The National College of Business and Arts or NCBA is a private educational institution in the Philippines with campuses located in Cubao, Fairview and Taytay.

NCBA Collegiate Department offers degree programs in the Arts, Sciences, Business and Education as well as Diploma programs. NCBA also offers Graduate degrees in Master in Business Administration and Master in Public Administration.

History

Established in 1967–68, at the corner of R. Papa and Lepanto streets in Sampaloc, Manila between two giants in Philippine private education: University of the East with its mammoth population of 65,000 and Far Eastern University with its enrollment of 47,000. A small building was erected to house a small school — the National College of Business and Arts. Today the NCBA has three campuses, two in Quezon City and one in Rizal.

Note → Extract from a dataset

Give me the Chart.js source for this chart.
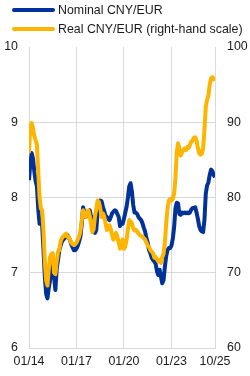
<!DOCTYPE html>
<html><head><meta charset="utf-8">
<script src="https://cdn.jsdelivr.net/npm/chart.js@4/dist/chart.umd.min.js"></script>
<style>
html,body{margin:0;padding:0;background:#fff;}
#wrap{position:relative;width:250px;height:376px;}
canvas{position:absolute;left:0;top:0;}
.leg{position:absolute;left:12px;height:19px;display:flex;align-items:center;font-family:"Liberation Sans",Arial,sans-serif;font-size:12.4px;color:#1a1a1a;white-space:nowrap;}
.leg span.sw{display:inline-block;width:43px;height:4px;border-radius:2px;margin-right:3px;}
</style></head>
<body><div id="wrap">
<canvas id="c" width="250" height="376"></canvas>
<div class="leg" style="top:0px"><span class="sw" style="background:#003299"></span>Nominal CNY/EUR</div>
<div class="leg" style="top:19px"><span class="sw" style="background:#ffb400"></span>Real CNY/EUR (right-hand scale)</div>
</div>
<script>
// month index 0 = Jan 2014 ... 141 = Oct 2025
const tickMonths = [0, 36, 72, 108, 141];
const tickLabels = ['01/14', '01/17', '01/20', '01/23', '10/25'];
const leftTicks = [6, 7, 8, 9, 10];
const rightTicks = [60, 70, 80, 90, 100];

const nominal = [
8.23,8.45,8.59,8.52,8.35,8.22,8.15,7.85,7.65,7.70,7.62,7.30,
6.95,6.72,6.66,6.80,6.90,7.05,7.18,6.95,6.77,7.05,7.17,7.30,
7.36,7.42,7.44,7.46,7.48,7.50,7.47,7.44,7.38,7.34,7.30,7.30,
7.32,7.36,7.42,7.48,7.65,7.87,7.80,7.74,7.77,7.80,7.83,7.75,
7.68,7.55,7.53,7.57,7.80,7.92,7.96,7.95,7.88,7.82,7.76,7.74,
7.72,7.70,7.74,7.79,7.81,7.83,7.82,7.78,7.74,7.62,7.65,7.65,
7.72,7.80,7.88,8.00,8.15,8.19,8.08,7.90,7.80,7.80,7.78,7.74,
7.72,7.70,7.66,7.60,7.55,7.46,7.40,7.30,7.26,7.20,7.17,7.15,
7.12,7.02,6.97,7.04,6.95,6.86,6.90,7.08,7.22,7.30,7.33,7.33,
7.36,7.45,7.60,7.85,7.93,7.92,7.78,7.77,7.80,7.79,7.80,7.79,
7.80,7.79,7.80,7.84,7.86,7.86,7.87,7.80,7.72,7.62,7.57,7.55,
7.54,7.70,8.05,8.16,8.20,8.30,8.37,8.35,8.30,8.27
];
const real = [
85.9,89.5,89.9,89.2,88.2,87.6,87.0,83.5,80.0,78.5,78.3,75.5,
71.5,69.0,68.3,70.5,72.1,72.5,72.6,70.0,69.8,71.5,72.8,73.0,
74.2,74.6,74.8,75.0,75.2,74.8,74.8,74.4,74.0,73.8,73.7,73.8,
74.0,74.4,74.8,75.5,77.0,78.3,77.8,77.4,78.1,78.3,77.6,76.5,
75.4,75.8,77.5,78.5,79.6,79.4,78.6,77.4,77.9,77.5,76.6,75.7,
75.9,76.3,75.8,75.0,74.4,74.7,75.3,74.8,74.0,73.2,73.8,74.4,
73.2,73.5,74.4,75.8,77.0,76.8,76.6,75.9,75.6,75.7,75.5,75.2,
75.0,74.9,74.8,74.6,74.4,74.0,73.6,73.4,73.0,72.8,72.6,72.0,
72.1,71.8,71.5,71.7,71.3,72.1,72.5,74.0,76.5,78.5,79.6,79.8,
79.6,79.8,80.5,82.5,86.0,87.2,86.5,85.6,86.0,86.3,86.5,86.3,
86.7,86.6,87.0,87.4,87.6,87.9,88.0,87.6,86.6,85.9,85.7,85.8,
86.5,89.0,92.0,93.0,93.5,95.0,95.8,96.0,95.8,95.5
];

const BLUE = '#003299', YELLOW = '#ffb400', GRID = '#d9d9d9', TXT = '#1a1a1a';
const FONT = {family: '"Liberation Sans", Arial, sans-serif', size: 12.4};

new Chart(document.getElementById('c'), {
  type: 'line',
  data: {
    datasets: [
      {label: 'Nominal CNY/EUR', data: nominal.map((v, i) => ({x: i, y: v})), yAxisID: 'y',
       borderColor: BLUE, backgroundColor: BLUE, borderWidth: 4, pointRadius: 0, order: 2, borderJoinStyle: 'round'},
      {label: 'Real CNY/EUR (right-hand scale)', data: real.map((v, i) => ({x: i, y: v})), yAxisID: 'y2',
       borderColor: YELLOW, backgroundColor: YELLOW, borderWidth: 4, pointRadius: 0, order: 1, borderJoinStyle: 'round'}
    ]
  },
  options: {
    responsive: false, animation: false, devicePixelRatio: 1,
    layout: {padding: {top: 47, bottom: 0, left: 0, right: 0}},
    plugins: {legend: {display: false}, tooltip: {enabled: false}},
    scales: {
      x: {
        type: 'linear', min: 0, max: 141,
        afterBuildTicks: s => { s.ticks = tickMonths.map(v => ({value: v})); },
        afterFit: s => { s.height = 28; },
        ticks: {callback: (v) => tickLabels[tickMonths.indexOf(v)], font: FONT, color: TXT, padding: 6, maxRotation: 0, autoSkip: false},
        grid: {color: GRID, lineWidth: 1, drawTicks: false},
        border: {color: GRID}
      },
      y: {
        position: 'left', min: 6, max: 10,
        afterBuildTicks: s => { s.ticks = leftTicks.map(v => ({value: v})); },
        afterFit: s => { s.width = 29; },
        ticks: {font: FONT, color: TXT, padding: 11},
        grid: {color: c => c.tick && c.tick.value === 10 ? 'rgba(0,0,0,0)' : GRID, lineWidth: 1, drawTicks: false},
        border: {color: GRID}
      },
      y2: {
        position: 'right', min: 60, max: 100,
        afterBuildTicks: s => { s.ticks = rightTicks.map(v => ({value: v})); },
        afterFit: s => { s.width = 35; },
        ticks: {font: FONT, color: TXT, padding: 12},
        grid: {display: false, drawTicks: false},
        border: {color: GRID}
      }
    }
  }
});
</script>
</body></html>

NCBA was founded by the late Dr. Doroteo S. Pasion, a well-known educator (former dean of commerce of San Beda College, former CPA review director of the University of the East, and former president of PSBA), lawyer, accountant, author, and civic leader. Pasion launched NCBA as a public service, with others who believed in the NCBA concept: Col.Rafael Q. Yap-Diangco, Atty. Jose R. Torres, Jr., Mrs. Gloria C. Meñez, and Mrs. Lourdes L. Sarabia

Keeping to its founder's vision, NCBA opted to remain as a specialized school and a gives a quality education  its growth was measured and steady through the years. From that small edifice along R. Papa Street, NCBA slowly expanded its academic programs and facilities with the single purpose of the nation type of educated manpower it needs for its development and well-being.

When NCBA opened in 1968, its offerings were limited to the following courses: Bachelor of Science in Business Administration, Bachelor of Arts, two-year course in Secretarial Administration, and its own CPA review. The NCBA High School was opened in school year 1973–1974 followed by additional offerings of short terminal courses in Cooperative, Salesmanship, Bookkeeping and Accounting, and Small business Management in 1974–1975.

2010s
Effective January 2010, Assistant Vice President for finance and Director, Mr. Cesar C. Meñez, became the school President while, Mr. Edwin P. Torres, and officer-in-charge at NCBA Taytay, became the vice-president for finance.

NCBA Taytay employed Ester Pasion-David as the new officer-in-charge. Pasion-David is the eldest daughter of the founder and first president of the NCBA. She has a Bachelor of Science in Business Administration, major in accounting, from the University of the Philippines-Diliman. Soon after Pasion-David did the CPA Licensure Examination.

She started her career at the Philippine National Bank then migrated to United States and worked as a staff accountant at Avon Products in New York City then went to California and worked as an Accounting and HR manager for Alcatel. Her last job was with TRI-FAB Associates as a Controller. Pasion-David also co-authored different accounting books.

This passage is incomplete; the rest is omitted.